Getting under the skin

An unknown terrain, complicated by an unknown language: shooting for a coffee table book on Kutch was a challenge for wildlife photographer Diinesh Kumble

May 09, 2013 05:21 pm | Updated 07:38 pm IST

Some pictures from Diinesh Kumble's Kutch, A Pictorial Journey

Some pictures from Diinesh Kumble's Kutch, A Pictorial Journey

Freezing images for posterity is perhaps a natural reflex for Diinesh Kumble. However, when the Gujarat government commissioned him to work on a coffee table book on the State’s largest district Kutch, the chief thinker and principal photographer at Krab Media, a Bangalore-based firm, was staring at a steep challenge.

Think Kutch and an arid landscape springs to mind. Similiarly, Diinesh too was pigeon-holed into twin-slots when it came to photography – wildlife and cricket. Now, he not only had to showcase the multiple layers that define Kutch but also prove that he could capture varied slices of life with the same felicity that he reserved for an elephant or a cover-drive.

On the evidence of the book – Kutch, A Pictorial Journey – launched in Gujarat by Chief Minister Narendra Modi on April 30, Diinesh has delivered on both counts. The biggest tribute to Diinesh came from Modi when the latter said: “Diinesh has shown us Gujarat in a different way.” It helped that Diinesh has had previous photographic trysts with Gujarat and his earlier book on the State’s Vibrant Wildlife was well received. Explaining the genesis of his latest book, Diinesh says: “They (Gujarat administration) said ‘why don’t we do one more on their largest district – Kutch.’ In fact, Kutch is the largest district in India.”

The challenges were manifold as Diinesh in his own words had to cope with ‘an area that gets water-logged in the monsoon, a landscape and a language (Kutchi) that is different.’ He enthusiastically waded into the assignment and with wife, Romila, drove down to Kutch last October. They traversed the entire district and what you get are riveting glimpses of warm people with their colourful attire, the cultural nuances, the Rann of Kutch, the wildlife, the Harappan sites and even solitary moments like the one of an old lady making ‘rotlas’ for her family, which is a favourite with Diinesh. “It is a simple thing. She makes these rotlas, may be 40, 50 every day and it was fascinating,” he says. Shooting at the Rann of Kutch was arduous.

“In the Rann, when the (saline) water retreats, the evaporation rate is high and it becomes a salt desert. It is white and the glare is intense. On a full moon night it is a beautiful sight. We battled to get the full moon and the white Rann,” Diinesh says. The stumbling blocks were not merely centred only on light as there was also the need to alter his approach to photography.

“The biggest challenge was that we are dealing with people.
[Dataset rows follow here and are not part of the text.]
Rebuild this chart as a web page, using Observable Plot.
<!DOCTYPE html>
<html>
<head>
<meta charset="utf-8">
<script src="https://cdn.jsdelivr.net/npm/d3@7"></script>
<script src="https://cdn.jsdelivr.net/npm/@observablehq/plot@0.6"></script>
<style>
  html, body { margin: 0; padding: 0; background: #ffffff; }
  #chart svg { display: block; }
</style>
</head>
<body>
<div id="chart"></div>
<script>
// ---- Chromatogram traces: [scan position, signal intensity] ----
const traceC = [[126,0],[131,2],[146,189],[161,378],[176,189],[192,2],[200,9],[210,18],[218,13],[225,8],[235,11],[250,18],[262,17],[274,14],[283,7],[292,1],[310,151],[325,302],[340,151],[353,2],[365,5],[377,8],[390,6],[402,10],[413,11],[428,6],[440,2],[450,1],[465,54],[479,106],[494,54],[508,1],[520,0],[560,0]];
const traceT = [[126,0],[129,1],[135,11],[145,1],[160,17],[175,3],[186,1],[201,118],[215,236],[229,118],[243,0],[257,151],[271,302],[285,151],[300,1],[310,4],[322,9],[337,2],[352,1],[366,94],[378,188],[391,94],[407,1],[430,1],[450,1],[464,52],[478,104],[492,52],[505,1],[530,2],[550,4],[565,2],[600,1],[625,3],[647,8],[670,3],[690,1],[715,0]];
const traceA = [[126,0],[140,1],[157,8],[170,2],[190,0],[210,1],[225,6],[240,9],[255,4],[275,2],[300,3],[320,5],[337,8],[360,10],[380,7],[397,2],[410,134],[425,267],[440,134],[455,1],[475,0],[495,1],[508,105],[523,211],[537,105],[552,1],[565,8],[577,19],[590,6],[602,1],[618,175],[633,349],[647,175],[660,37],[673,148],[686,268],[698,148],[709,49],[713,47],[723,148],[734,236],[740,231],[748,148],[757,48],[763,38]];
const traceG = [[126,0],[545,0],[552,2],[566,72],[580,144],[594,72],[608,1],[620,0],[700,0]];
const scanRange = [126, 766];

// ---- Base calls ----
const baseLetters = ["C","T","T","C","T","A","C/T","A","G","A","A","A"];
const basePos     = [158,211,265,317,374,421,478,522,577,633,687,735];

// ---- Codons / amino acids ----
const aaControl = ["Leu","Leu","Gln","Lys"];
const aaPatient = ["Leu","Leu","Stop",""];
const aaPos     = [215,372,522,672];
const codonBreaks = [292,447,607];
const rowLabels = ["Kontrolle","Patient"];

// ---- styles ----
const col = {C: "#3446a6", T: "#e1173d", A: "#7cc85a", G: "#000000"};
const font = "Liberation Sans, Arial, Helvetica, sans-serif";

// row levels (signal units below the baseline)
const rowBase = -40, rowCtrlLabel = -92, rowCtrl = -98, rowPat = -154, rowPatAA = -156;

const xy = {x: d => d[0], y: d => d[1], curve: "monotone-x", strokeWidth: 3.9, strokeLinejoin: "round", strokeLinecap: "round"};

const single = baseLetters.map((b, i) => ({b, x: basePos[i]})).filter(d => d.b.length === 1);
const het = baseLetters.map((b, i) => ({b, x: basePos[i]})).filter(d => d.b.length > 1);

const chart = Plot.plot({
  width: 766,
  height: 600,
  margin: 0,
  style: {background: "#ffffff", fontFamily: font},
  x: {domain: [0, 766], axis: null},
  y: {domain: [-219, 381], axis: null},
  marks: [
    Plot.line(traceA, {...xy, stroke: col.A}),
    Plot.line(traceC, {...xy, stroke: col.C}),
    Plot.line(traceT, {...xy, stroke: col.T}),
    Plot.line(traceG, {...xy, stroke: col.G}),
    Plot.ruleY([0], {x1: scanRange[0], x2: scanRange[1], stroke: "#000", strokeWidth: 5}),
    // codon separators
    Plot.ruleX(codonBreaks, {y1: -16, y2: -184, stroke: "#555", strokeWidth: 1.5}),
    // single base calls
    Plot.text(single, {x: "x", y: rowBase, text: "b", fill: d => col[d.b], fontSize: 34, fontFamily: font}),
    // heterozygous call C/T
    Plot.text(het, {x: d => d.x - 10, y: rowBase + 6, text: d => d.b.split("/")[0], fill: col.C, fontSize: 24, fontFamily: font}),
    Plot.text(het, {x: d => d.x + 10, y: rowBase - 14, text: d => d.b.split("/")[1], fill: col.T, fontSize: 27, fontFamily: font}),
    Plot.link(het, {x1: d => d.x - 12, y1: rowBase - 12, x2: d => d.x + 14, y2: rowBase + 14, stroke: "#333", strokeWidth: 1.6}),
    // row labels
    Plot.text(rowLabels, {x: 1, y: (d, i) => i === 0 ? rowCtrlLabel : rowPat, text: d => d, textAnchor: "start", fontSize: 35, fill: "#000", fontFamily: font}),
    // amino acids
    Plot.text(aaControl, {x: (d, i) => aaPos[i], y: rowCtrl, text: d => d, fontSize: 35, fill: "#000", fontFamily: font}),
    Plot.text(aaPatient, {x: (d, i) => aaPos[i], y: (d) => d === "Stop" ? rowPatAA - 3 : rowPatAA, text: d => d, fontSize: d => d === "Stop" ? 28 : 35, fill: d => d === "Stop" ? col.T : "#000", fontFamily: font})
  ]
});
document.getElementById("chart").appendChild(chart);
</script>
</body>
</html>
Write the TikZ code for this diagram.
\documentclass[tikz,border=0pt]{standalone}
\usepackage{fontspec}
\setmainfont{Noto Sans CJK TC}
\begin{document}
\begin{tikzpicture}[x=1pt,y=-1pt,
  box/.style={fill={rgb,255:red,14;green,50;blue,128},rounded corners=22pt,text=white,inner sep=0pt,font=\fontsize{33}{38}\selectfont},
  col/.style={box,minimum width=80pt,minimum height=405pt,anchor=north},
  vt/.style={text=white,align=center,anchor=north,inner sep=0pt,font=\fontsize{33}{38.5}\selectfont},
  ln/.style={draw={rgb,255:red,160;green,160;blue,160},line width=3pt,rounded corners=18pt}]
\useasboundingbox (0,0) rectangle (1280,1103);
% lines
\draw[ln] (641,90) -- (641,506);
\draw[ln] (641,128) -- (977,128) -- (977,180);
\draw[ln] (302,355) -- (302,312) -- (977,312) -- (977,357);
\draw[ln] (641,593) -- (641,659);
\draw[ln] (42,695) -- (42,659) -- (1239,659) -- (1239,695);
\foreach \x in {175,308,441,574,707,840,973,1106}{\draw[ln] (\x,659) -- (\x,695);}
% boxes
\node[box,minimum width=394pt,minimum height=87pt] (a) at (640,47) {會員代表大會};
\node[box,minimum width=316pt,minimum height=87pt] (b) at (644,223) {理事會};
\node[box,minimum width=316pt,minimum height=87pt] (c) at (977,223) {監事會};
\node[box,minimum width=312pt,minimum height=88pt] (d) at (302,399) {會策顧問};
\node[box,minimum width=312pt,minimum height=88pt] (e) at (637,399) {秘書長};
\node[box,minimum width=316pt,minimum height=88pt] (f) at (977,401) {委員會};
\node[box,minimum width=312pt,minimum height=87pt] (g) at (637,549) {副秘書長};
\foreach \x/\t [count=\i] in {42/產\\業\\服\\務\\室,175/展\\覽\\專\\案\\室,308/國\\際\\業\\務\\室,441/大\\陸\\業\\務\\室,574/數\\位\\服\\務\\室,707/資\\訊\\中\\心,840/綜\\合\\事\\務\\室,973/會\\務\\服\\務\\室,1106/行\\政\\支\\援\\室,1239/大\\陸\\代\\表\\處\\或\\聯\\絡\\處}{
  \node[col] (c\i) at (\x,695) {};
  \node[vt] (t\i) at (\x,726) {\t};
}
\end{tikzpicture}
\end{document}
In wildlife photography, you got to be silent but here you have to chatter. And we also don’t know the language so we had a local interpreter who was also a photographer.”

Being Anil Kumble’s elder brother, cricketing analogies also comes naturally to Diinesh and he says: “When you start out on a shoot you get prepared, it’s like a test match. This (Kutch experience) is more like a Twenty20, you got to adapt very quickly. In the morning, we are shooting arts and crafts, suddenly someone will say there is a nice beautiful landscape or someone will mention about a beautiful sunset and then you rush.”

In the future, Diinesh would love to do a pictorial book on all the States, especially Karnataka, and he is currently supervising a pictorial book on the Nilgiris Mountain Railway. “These kind of books need government and corporate support,” he says, while charting his company’s growth through online endeavours, besides waiting for that perfect moment to unleash his camera.